相较于传统反垄断司法实践对滥用市场支配地位行为的论证思路即前提要件(市场支配地位的认定)、行为要件(滥用行为的认定)以及结果要件(限制竞争、减损消费者福利),共同滥用行为认定的关键在于对“共同”这一核心构成要素加以必要阐述,也就是说除了客观实施的协调一致行为之外,还需要考察主观要件。对此,欧洲法院在对《欧盟运行条约》第102条中关于共同滥用行为的典型案例中提出若干细化标准。首先是足够的市场透明度,使寡占支配市场的企业能够充分准确和迅速地了解其他成员的市场行为走向,以便采取默契行为,潜在竞争对手和消费者的反应,不会危及预期的协调结果,同时还有相应的威慑机制,以纠正未遵循共同策略的偏差行为。其次,协调行为一旦建立并持续一段时间后,由于重复博弈过程中多重均衡的存在如新竞争者的加入、需求变化、经济危机等因素介入,成员方彼此之间需要重新调整协调条件,以维持集体优势地位。对于共同滥用市场支配地位行为的认定难点在于两个方面:一是当出现垄断协议与共同滥用行为竞合时的规制处罚。二是区分共同滥用市场支配地位行为与默示共谋行为。当出现竞合时,因同一行为涉及到《反垄断法》中的不同条款,考虑到共同滥用行为缺乏可靠标准和举证责任规则,而且就法律责任而言,协议垄断和滥用市场支配地位的法律规定一致,反垄断执法机关选择按照协议垄断的规定处理更有助于节约执法成本,提高执法效率。默示共谋强调的是默示的合意,即经营者之间事前通过意思联络,事后实施了限制经营活动的共同行为。其与平行市场行为(parallel marketconduct)和追随行为容易混淆。如果没有主观的合作意图,在事先并无共谋的情况下其他市场主体也同时采取相同或相似的市场行为,或者因单个经营者采取市场行动,而引起的其他经营者的追随行为,不构成协同行为,因而不受《反垄断法》有关垄断协议规定的规制,但是有可能受到滥用市场支配地位规定的规制。需要注意的是,如果同业竞争者迫于压力采取了与价格领导者——支配企业一致的定价策略,也可能被视为滥用行为的有力证据。

四、结语

作为航运竞争法律制度中的重要模块,中国航运领域滥用市场支配地位相关法律规定存在诸多缺失与不足,为了提高竞争规范的引导作用,完善路径应重点从以下三方面展开。

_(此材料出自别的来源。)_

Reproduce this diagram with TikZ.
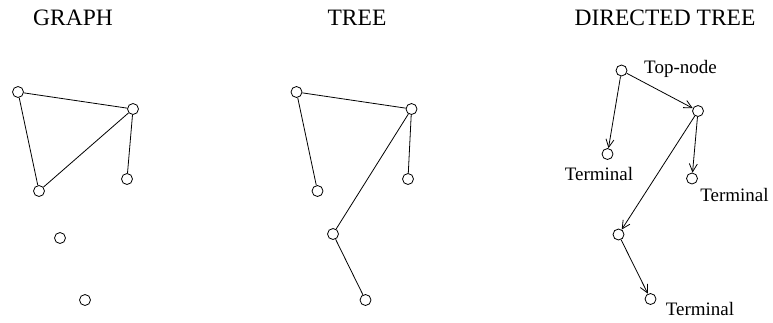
\documentclass[tikz,border=0pt]{standalone}
\usepackage{fontspec}
\setmainfont{Liberation Serif}
\usetikzlibrary{arrows.meta}
\begin{document}
\begin{tikzpicture}[x=1pt,y=-1pt,
  vtx/.style={circle,draw,line width=0.8pt,minimum size=11pt,inner sep=0pt},
  edge/.style={line width=0.8pt},
  arc/.style={line width=0.8pt,-{Straight Barb[length=8pt,width=8pt,line width=0.8pt]},shorten >=0pt},
  title/.style={font=\fontsize{23.5}{26}\selectfont,anchor=base},
  lab/.style={font=\fontsize{19}{22}\selectfont,anchor=base}]
\useasboundingbox (0,0) rectangle (773,322);
% titles
\node[title] (t1) at (73,25) {GRAPH};
\node[title] (t2) at (357,25) {TREE};
\node[title] (t3) at (665,25) {DIRECTED TREE};
% graph
\node[vtx] (ga) at (18,92) {};
\node[vtx] (gb) at (133,109) {};
\node[vtx] (gc) at (39,191) {};
\node[vtx] (gd) at (127,179) {};
\node[vtx] (ge) at (60,238) {};
\node[vtx] (gf) at (85,300) {};
\draw[edge] (ga) -- (gb);
\draw[edge] (ga) -- (gc);
\draw[edge] (gb) -- (gc);
\draw[edge] (gb) -- (gd);
% tree
\node[vtx] (ta) at (296.5,92) {};
\node[vtx] (tb) at (411.5,109) {};
\node[vtx] (tc) at (317.5,191) {};
\node[vtx] (td) at (408,179) {};
\node[vtx] (te) at (333,234) {};
\node[vtx] (tf) at (365.5,300) {};
\draw[edge] (ta) -- (tb);
\draw[edge] (ta) -- (tc);
\draw[edge] (tb) -- (td);
\draw[edge] (tb) -- (te);
\draw[edge] (te) -- (tf);
% directed tree
\node[vtx] (da) at (621.5,70.5) {};
\node[vtx] (db) at (698,111) {};
\node[vtx] (dc) at (607.5,154) {};
\node[vtx] (dd) at (692,178.5) {};
\node[vtx] (de) at (618.5,234.5) {};
\node[vtx] (df) at (650.5,299) {};
\draw[arc] (da) -- (db);
\draw[arc] (da) -- (dc);
\draw[arc] (db) -- (dd);
\draw[arc] (db) -- (de);
\draw[arc] (de) -- (df);
\node[lab] (l1) at (680.5,73.5) {Top-node};
\node[lab] (l2) at (599,180) {Terminal};
\node[lab] (l3) at (734.5,201.5) {Terminal};
\node[lab] (l4) at (700,315) {Terminal};
\end{tikzpicture}
\end{document}
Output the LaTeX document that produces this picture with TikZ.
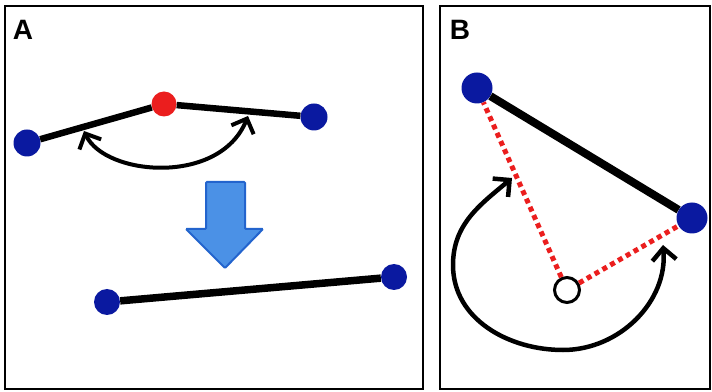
\documentclass[tikz,border=0pt]{standalone}
\usepackage{fontspec}
\setmainfont{Liberation Sans}
\usetikzlibrary{arrows.meta, calc, positioning}
\definecolor{dotblue}{RGB}{10,25,160}
\definecolor{dotred}{RGB}{235,30,30}
\definecolor{arrowblue}{RGB}{75,145,230}
\definecolor{arrowedge}{RGB}{35,100,205}
\tikzset{
    bluedot/.style={circle, fill=dotblue, inner sep=0pt, minimum size=27pt},
    bigdot/.style={bluedot, minimum size=31pt},
    reddot/.style={circle, fill=dotred, inner sep=0pt, minimum size=25pt},
    pivot/.style={circle, draw, line width=3pt, fill=white, inner sep=0pt, minimum size=25pt},
    rod/.style={line width=6.5pt},
    reach/.style={dotred, line width=5pt, dash pattern=on 5pt off 4pt},
    turn/.style={<->, >={Straight Barb[length=12pt, width=24pt]}, line width=4pt},
    panel/.style={draw, line width=2.2pt},
    tag/.style={font=\fontsize{28}{28}\selectfont\bfseries},
}

\begin{document}
\begin{tikzpicture}[x=1pt, y=1pt]
        \useasboundingbox (0,0) rectangle (712,391);

        % panel A
        \draw[panel] (5,2) rectangle (423,385);
        \node[tag] (tagA) at (23,361) {A};
        \node[bluedot] (L) at (27,248) {};
        \node[reddot] (M) at (164,287) {};
        \node[bluedot] (R) at (314,274) {};
        \draw[rod] (L) -- (M);
        \draw[rod] (M) -- (R);
        \coordinate (bendL) at (84,260);
        \coordinate (bendR) at (248,275);
        \draw[turn] (bendL) .. controls (105,215) and (220,205) .. (bendR);

        \draw[fill=arrowblue, draw=arrowedge, line width=2pt, rounded corners=1pt]
            (206,209) -- (245,209) -- (245,162) -- (263,162) -- (225,123) -- (186,162) -- (206,162) -- cycle;

        \node[bluedot, minimum size=26pt] (S1) at (107,89) {};
        \node[bluedot, minimum size=26pt] (S2) at (394,114) {};
        \draw[rod, line width=7.5pt] (S1) -- (S2);

        % panel B
        \draw[panel] (440,2) rectangle (710,385);
        \node[tag] (tagB) at (460,361) {B};
        \node[bigdot] (P) at (477,303) {};
        \node[bigdot] (Q) at (692,173) {};
        \node[pivot] (O) at (567,101) {};
        \draw[rod, line width=8pt] (P) -- (Q);
        \draw[reach] (O) -- (P);
        \draw[reach] (O) -- (Q);
        \coordinate (spinL) at (512,213);
        \coordinate (spinR) at (663,146);
        \draw[turn, line width=4.5pt] (spinL) to[out=220, in=90] (453,126)
            to[out=270, in=180] (563,41) to[out=0, in=275] (spinR);

    \end{tikzpicture}
\end{document}
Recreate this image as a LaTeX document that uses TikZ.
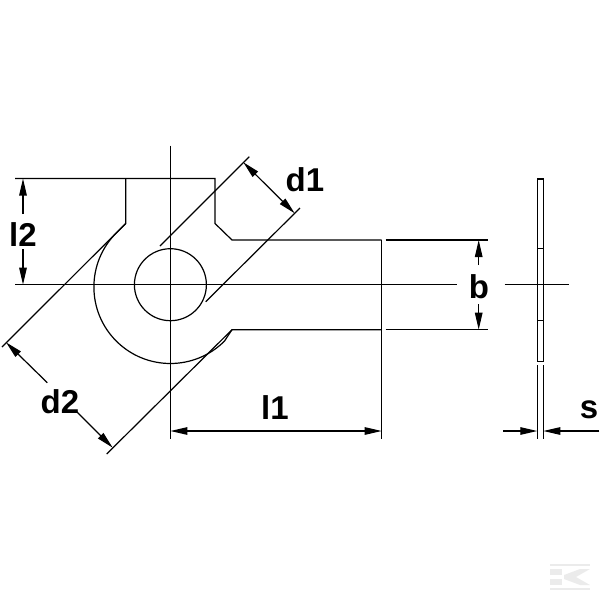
\documentclass[tikz,border=0pt]{standalone}
\usepackage{fontspec}
\setmainfont{Liberation Sans}
\usetikzlibrary{arrows.meta}
\definecolor{logogrey}{gray}{0.92}
\tikzset{
  part/.style={line width=1.2pt},
  dimline/.style={line width=1.2pt},
  dimarrow/.style={line width=1.2pt,-{Triangle[length=17pt,width=7.5pt]}},
  bothends/.style={line width=1.2pt,{Triangle[length=17pt,width=7.5pt]}-{Triangle[length=17pt,width=7.5pt]}},
  dimlabel/.style={font=\fontsize{33}{33}\selectfont\bfseries,inner sep=0pt}
}
\begin{document}
\begin{tikzpicture}[x=1pt,y=-1pt]
\useasboundingbox (0,0) rectangle (600,600);
\coordinate (centre) at (170.4,284.7);
% washer outline
\draw[part] (125.7,178.5) -- (125.7,223.5) -- (116.3,232.9) arc[start angle=135,end angle=315,radius=76.5pt] -- (232,329.7) -- (381.7,329.7);
\draw[part] (15,178.5) -- (215,178.5) -- (215,223.5) -- (232,240) -- (381.7,240);
\draw[part] (centre) circle[radius=36pt];
% centre lines
\draw[dimline] (15,284.7) -- (457.3,284.7);
\draw[dimline] (170.4,145.7) -- (170.4,439.3);
\draw[dimline] (381.7,240) -- (381.7,439.3);
% slanted extension lines
\draw[dimline] (125.7,223.5) -- (2,347);
\draw[dimline] (232,329.7) -- (106.7,454);
\draw[dimline] (249.3,156.7) -- (160,246);
\draw[dimline] (300,208) -- (205.7,301.7);
% b extension lines
\draw[dimline] (385.7,240) -- (487.7,240);
\draw[dimline] (385.7,329.7) -- (487.7,329.7);
% side view
\draw[part] (537.3,179) rectangle (543.3,361.3);
\draw[dimline] (537.3,248.3) -- (543.3,248.3);
\draw[dimline] (537.3,320.7) -- (543.3,320.7);
\draw[dimline] (504.7,284.7) -- (569.3,284.7);
\draw[dimline] (537.3,365) -- (537.3,439.3);
\draw[dimline] (543.3,365) -- (543.3,439.3);
% labels
\node[dimlabel] (ltwo) at (23,235) {l2};
\node[dimlabel] (done) at (305,180) {d1};
\node[dimlabel] (dtwo) at (60,402) {d2};
\node[dimlabel] (lone) at (275,408) {l1};
\node[dimlabel] (bwidth) at (479,287) {b};
\node[dimlabel] (sthick) at (589,410) {s};
% dimension arrows
\draw[dimarrow] (23,214) -- (23,178.5);
\draw[dimarrow] (23,249) -- (23,284.7);
\draw[bothends] (243.3,162.3) -- (294.7,213.3);
\draw[dimarrow] (47.3,382.7) -- (6,342.3);
\draw[dimarrow] (76.7,411.7) -- (112.7,447.7);
\draw[bothends] (170.4,431) -- (381.7,431);
\draw[dimarrow] (478.7,265) -- (478.7,240);
\draw[dimarrow] (478.7,304) -- (478.7,329.7);
\draw[dimarrow] (503.3,431) -- (537.3,431);
\draw[dimarrow] (599.3,431) -- (543.3,431);
% watermark
\fill[logogrey] (550,564) rectangle (590,566);
\fill[logogrey] (550,588) rectangle (590,590);
\fill[logogrey] (550,569) rectangle (562,575);
\fill[logogrey] (550,579) rectangle (562,585);
\fill[logogrey] (564,575) -- (580,569) -- (590,569) -- (576,577) -- (590,585) -- (580,585) -- (564,579) -- cycle;
\end{tikzpicture}
\end{document}
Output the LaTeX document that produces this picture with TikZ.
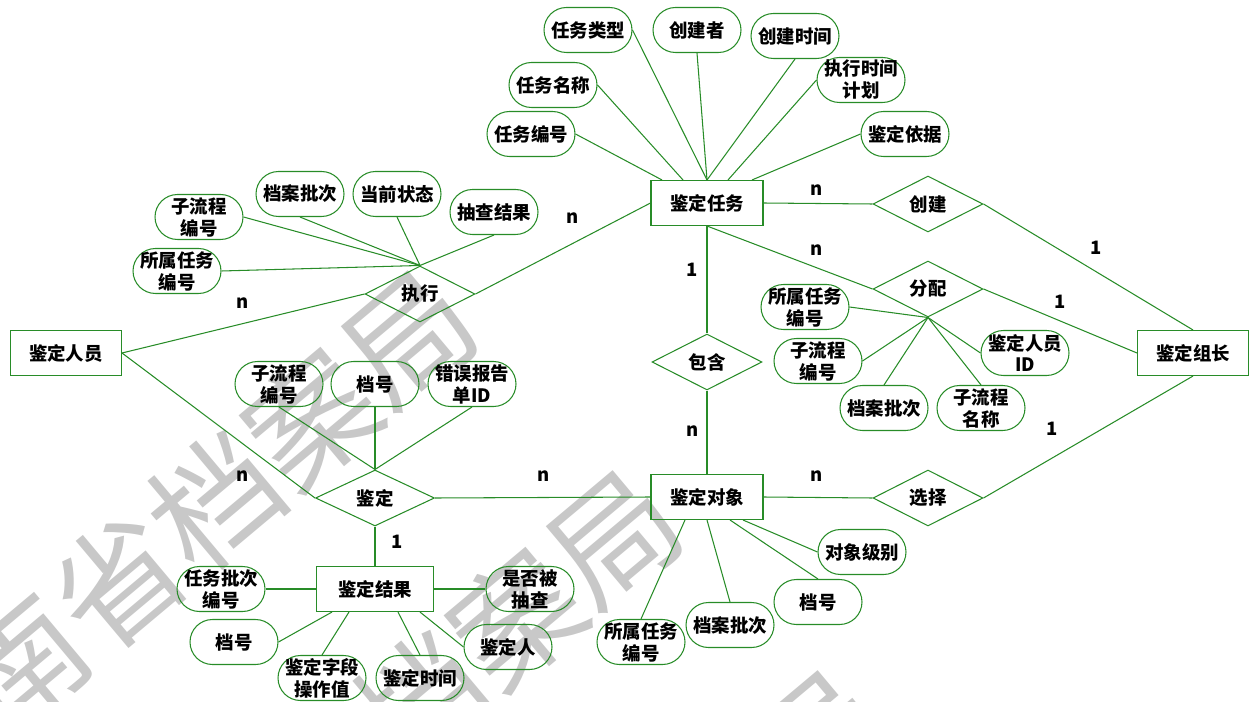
\documentclass[tikz,border=0pt]{standalone}
\usepackage{fontspec}
\setmainfont{Noto Sans CJK SC}
\usetikzlibrary{shapes.geometric}
\definecolor{erline}{RGB}{40,140,40}
\definecolor{wmgray}{RGB}{200,200,200}

\begin{document}
\begin{tikzpicture}[x=0.02cm,y=-0.02cm,
  every node/.style={font=\fontsize{10.5}{12.5}\selectfont\bfseries, text=black},
  entity/.style={draw=erline, line width=0.6pt, rectangle, minimum width=2.24cm, minimum height=0.9cm, inner sep=0pt},
  attr/.style={draw=erline, line width=0.6pt, rectangle, rounded corners=0.45cm, minimum width=1.76cm, minimum height=0.9cm, inner sep=0pt, align=center},
  rel/.style={draw=erline, line width=0.6pt, diamond, minimum width=2.2cm, minimum height=1.12cm, inner sep=0pt},
  card/.style={inner sep=0pt},
  wmark/.style={text=wmgray, font=\fontsize{72}{72}\selectfont\mdseries, rotate=40, inner sep=0pt},
  link/.style={draw=erline, line width=0.6pt}]

\useasboundingbox (0,0) rectangle (1257,702);

% watermark
\begin{scope}
  \clip (0,0) rectangle (1257,702);
  \node[wmark] (wm1) at (166,541) {湖南省档案局};
  \node[wmark] (wm2) at (371,741) {湖南省档案局};
  \node[wmark] (wm3) at (576,941) {湖南省档案局};
\end{scope}

% entities
\node[entity] (task) at (707,203) {鉴定任务};
\node[entity, minimum width=2.22cm] (staff) at (66,353) {鉴定人员};
\node[entity, minimum width=2.22cm] (leader) at (1193,353) {鉴定组长};
\node[entity] (obj) at (707,497) {鉴定对象};
\node[entity, minimum width=2.34cm] (result) at (375,589) {鉴定结果};

% relations
\node[rel] (create) at (928,204) {创建};
\node[rel] (assign) at (928,289) {分配};
\node[rel] (contain) at (707,362) {包含};
\node[rel] (exec) at (420,294) {执行};
\node[rel, minimum width=2.38cm] (judge) at (375,498) {鉴定};
\node[rel] (select) at (928,498) {选择};

% attributes of the task
\node[attr] (tType) at (588,30) {任务类型};
\node[attr] (tCreator) at (697,30) {创建者};
\node[attr] (tTime) at (795,36) {创建时间};
\node[attr] (tPlan) at (861,80) {执行时间\\计划};
\node[attr] (tName) at (553,85) {任务名称};
\node[attr] (tId) at (531,134) {任务编号};
\node[attr] (tBasis) at (905,134) {鉴定依据};

% attributes of exec
\node[attr] (eSub) at (199,217) {子流程\\编号};
\node[attr] (eBatch) at (300,194) {档案批次};
\node[attr] (eState) at (397,194) {当前状态};
\node[attr] (eCheck) at (494,212) {抽查结果};
\node[attr] (eTask) at (177,271) {所属任务\\编号};

% attributes of assign
\node[attr] (aTask) at (805,307) {所属任务\\编号};
\node[attr] (aSub) at (818,361) {子流程\\编号};
\node[attr] (aBatch) at (884,408) {档案批次};
\node[attr] (aName) at (981,408) {子流程\\名称};
\node[attr] (aStaff) at (1025,353) {鉴定人员\\ID};

% attributes of judge
\node[attr] (jSub) at (279,384) {子流程\\编号};
\node[attr] (jNo) at (375,384) {档号};
\node[attr] (jErr) at (472,384) {错误报告\\单ID};

% attributes of the object
\node[attr] (oLevel) at (862,552) {对象级别};
\node[attr] (oNo) at (818,602) {档号};
\node[attr] (oBatch) at (730,625) {档案批次};
\node[attr] (oTask) at (641,642) {所属任务\\编号};

% attributes of the result
\node[attr] (rBatch) at (221,589) {任务批次\\编号};
\node[attr] (rNo) at (234,642) {档号};
\node[attr] (rValue) at (322,678) {鉴定字段\\操作值};
\node[attr] (rTime) at (420,678) {鉴定时间};
\node[attr] (rPerson) at (508,647) {鉴定人};
\node[attr] (rCheck) at (530,589) {是否被\\抽查};

% task attribute lines
\draw[link] (tId.east) -- ([xshift=-0.9cm]task.north);
\draw[link] (tName.east) -- ([xshift=-0.48cm]task.north);
\draw[link] (tType.east) -- (task.north);
\draw[link] (tCreator.south) -- (task.north);
\draw[link] (tTime.south) -- (task.north);
\draw[link] (tPlan.west) -- ([xshift=0.42cm]task.north);
\draw[link] (tBasis.west) -- ([xshift=0.9cm]task.north);

% exec attribute lines
\draw[link] (eSub.east) -- (exec.north);
\draw[link] (eBatch.south) -- (exec.north);
\draw[link] (eState.south) -- (exec.north);
\draw[link] (eCheck.south) -- (exec.north);
\draw[link] (eTask.east) -- (exec.north);

% assign attribute lines
\draw[link] (aTask.east) -- (assign.south);
\draw[link] (aSub.east) -- (assign.south);
\draw[link] (aBatch.north) -- (assign.south);
\draw[link] (aName.north) -- (assign.south);
\draw[link] (aStaff.west) -- (assign.south);

% judge attribute lines
\draw[link] (jSub.south) -- (judge.north);
\draw[link] (jNo.south) -- (judge.north);
\draw[link] (jErr.south) -- (judge.north);

% object attribute lines
\draw[link] ([xshift=0.72cm]obj.south) -- (oLevel.west);
\draw[link] ([xshift=0.46cm]obj.south) -- (oNo.north);
\draw[link] (obj.south) -- (oBatch.north);
\draw[link] ([xshift=-0.44cm]obj.south) -- (oTask.north);

% result attribute lines
\draw[link] (rBatch.east) -- (result.west);
\draw[link] (rNo.east) -- ([xshift=-0.86cm]result.south);
\draw[link] (rValue.north) -- ([xshift=-0.52cm]result.south);
\draw[link] (rTime.north) -- ([xshift=0.46cm]result.south);
\draw[link] (rPerson.west) -- ([xshift=0.9cm]result.south);
\draw[link] (rCheck.west) -- (result.east);

% relation lines
\draw[link] (task.east) -- (create.west);
\draw[link] (create.east) -- (leader.north);
\draw[link] (task.south) -- (assign.west);
\draw[link] (assign.east) -- (leader.west);
\draw[link] (task.south) -- (contain.north);
\draw[link] (contain.south) -- (obj.north);
\draw[link] (task.west) -- (exec.east);
\draw[link] (exec.west) -- (staff.east);
\draw[link] (staff.east) -- (judge.west);
\draw[link] (judge.east) -- (obj.west);
\draw[link] (judge.south) -- (result.north);
\draw[link] (obj.east) -- (select.west);
\draw[link] (select.east) -- (leader.south);

% cardinalities
\node[card] (nTaskCreate) at (817,190) {n};
\node[card] (nTaskExec) at (573,218) {n};
\node[card] (oneTaskContain) at (692,270) {1};
\node[card] (nTaskAssign) at (817,250) {n};
\node[card] (oneCreateLeader) at (1096,248) {1};
\node[card] (oneAssignLeader) at (1060,302) {1};
\node[card] (nStaffExec) at (243,303) {n};
\node[card] (nContainObj) at (693,431) {n};
\node[card] (nStaffJudge) at (243,476) {n};
\node[card] (nJudgeObj) at (544,476) {n};
\node[card] (oneJudgeResult) at (397,542) {1};
\node[card] (nObjSelect) at (817,476) {n};
\node[card] (oneSelectLeader) at (1052,429) {1};

\end{tikzpicture}
\end{document}
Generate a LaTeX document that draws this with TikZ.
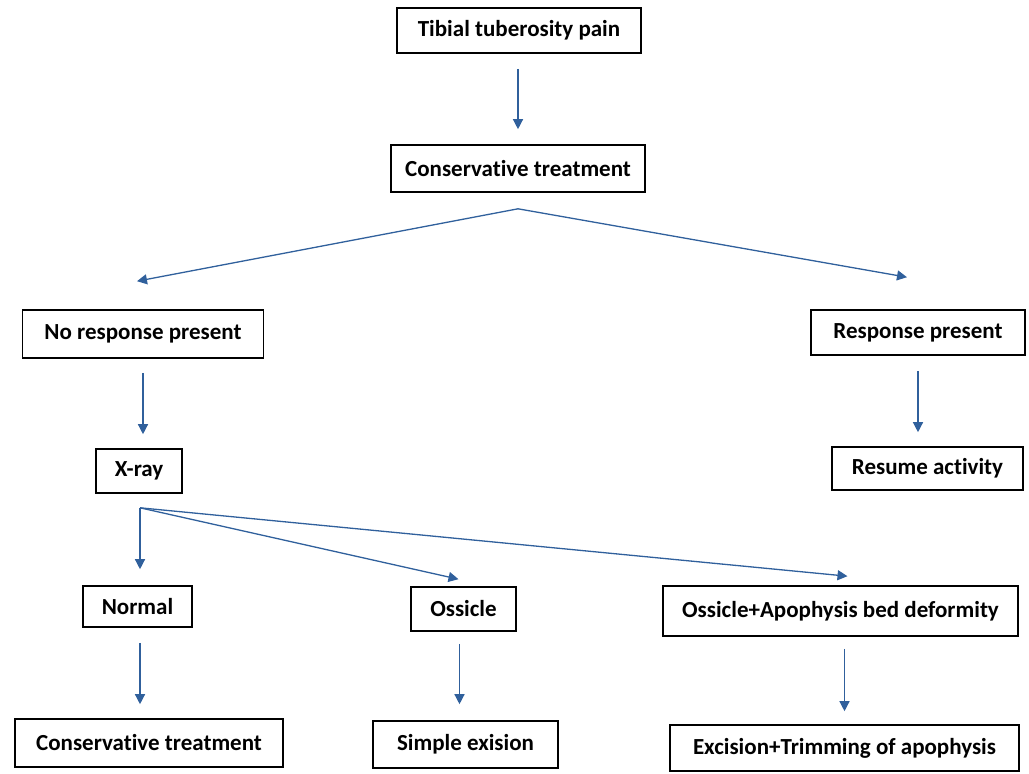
\documentclass[tikz,border=0pt]{standalone}
\usepackage{fontspec}
\setmainfont{Carlito}[Ligatures=NoCommon]
\usetikzlibrary{arrows.meta}
\definecolor{flowblue}{RGB}{48,96,156}

\begin{document}
\begin{tikzpicture}[
  x=1pt, y=-1pt,
  block/.style={rectangle, draw, line width=1.6pt, inner sep=0pt, font=\fontsize{23}{27}\selectfont\bfseries, align=center},
  link/.style={->, draw=flowblue, line width=1.3pt},
  >={Triangle[length=10pt,width=10pt]}
]
\useasboundingbox (0,0) rectangle (1029,774);

% Start
\node[block, minimum width=244pt, minimum height=45pt] (tibial) at (519,30.5) {Tibial tuberosity pain};
\node[block, minimum width=254pt, minimum height=47pt] (cons) at (518,168.5) {Conservative treatment};

% Response
\node[block, minimum width=241pt, minimum height=48pt] (noresp) at (143,334) {No response present};
\node[block, minimum width=86pt, minimum height=44pt] (xray) at (139,471) {X-ray};
\node[block, minimum width=214pt, minimum height=45pt] (resp) at (918,332.5) {Response present};
\node[block, minimum width=191pt, minimum height=43pt] (resume) at (927.5,468.5) {Resume activity};

% X-ray findings
\node[block, minimum width=109pt, minimum height=41pt] (normal) at (137.5,606.5) {Normal};
\node[block, minimum width=105pt, minimum height=44pt] (ossicle) at (463.5,609) {Ossicle};
\node[block, minimum width=355pt, minimum height=50pt] (oab) at (840.5,611) {Ossicle+Apophysis bed deformity};

% Treatment
\node[block, minimum width=268pt, minimum height=48pt] (cons2) at (149,743) {Conservative treatment};
\node[block, minimum width=185pt, minimum height=47pt] (simple) at (465.5,744.5) {Simple exision};
\node[block, minimum width=349pt, minimum height=46pt] (exc) at (844.5,748) {Excision+Trimming of apophysis};

% Split points
\coordinate (split) at ([yshift=-16pt]cons.south);
\coordinate (xsplit) at ([xshift=1pt,yshift=-14pt]xray.south);

% Connections
\draw[link, shorten <=15pt, shorten >=15pt] (tibial.south -| cons.north) -- (cons.north);
\draw[link] (split) -- ([xshift=-6pt,yshift=28pt]noresp.north);
\draw[link] (split) -- ([xshift=-11pt,yshift=32pt]resp.north);
\draw[link, shorten <=14pt, shorten >=14pt] (noresp.south) -- (noresp.south |- xray.north);
\draw[link, shorten <=15pt, shorten >=14pt] (resp.south) -- (resp.south |- resume.north);
\draw[link, shorten >=16pt] (xsplit) -- (xsplit |- normal.north);
\draw[link] (xsplit) -- ([xshift=-5pt,yshift=7pt]ossicle.north);
\draw[link] (xsplit) -- ([xshift=7pt,yshift=9pt]oab.north);
\draw[link, shorten <=15pt, shorten >=14pt] (normal.south -| xsplit) -- (cons2.north -| xsplit);
\draw[link, shorten <=12pt, shorten >=16pt] ([xshift=-4pt]ossicle.south) -- ([xshift=-4pt]ossicle.south |- simple.north);
\draw[link, shorten <=12pt, shorten >=13pt] (oab.south -| exc.north) -- (exc.north);
\end{tikzpicture}
\end{document}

第一,扩大航运经营者的对象范围。就《国际海运条例》及实施细则的规定来看,对于航运市场滥用市场支配地位的主体限于国际船舶运输业务经营者、无船承运业务经营者、国际船舶代理经营者、国际船舶管理经营者这四类,然而在实践中还存在着诸多其他航运经营者,如国际海运货物仓储业务经营者、国际集装箱站与堆场业务经营者、国际航运协议组织、进行经济活动的准政府机构、行业协会、船舶保赔协会等,这些主体也应纳入滥用市场支配地位的法律规制范畴。

第二,明确市场支配地位的识别标准。目前《国际海运条例》采纳的是通过划定某一具体航线的市场份额上限来衡量是否具有市场支配地位,该标准过于单一,无法准确衡量航运领域相关市场的边界。相较而言,《反垄断法》及《暂行规定》的认定标准更为科学合理。除了考虑相关市场份额之外,还可以通过市场需求弹性、同业竞争者的供给弹性以及托运人的需求替代性等因素综合判断市场支配地位的构成与否。

第三,完善滥用行为的类型化规定。《国际海运条例》仅规定了歧视性价格和限制性交易条件两种滥用行为,《反垄断法》第17条的列举式规定具有一般指导意义,然而并非专门针对航运领域设计,因此针对航运市场的特殊滥用行为将因立法不健全出现监管真空地带。因此出于竞争监管的考量,应在“合理性原则”的基础上针对航运市场的特性完善滥用行为的认定标准。在航运联盟日益扩张的背景下,引入“共同市场支配地位”概念,明确共同市场支配地位的法律性质和构成要件,尤其是和协议垄断、经营者集中的区别,提高反垄断执法在航运领域的有效性,引导航运业由“规模驱动”向“创新驱动”转变。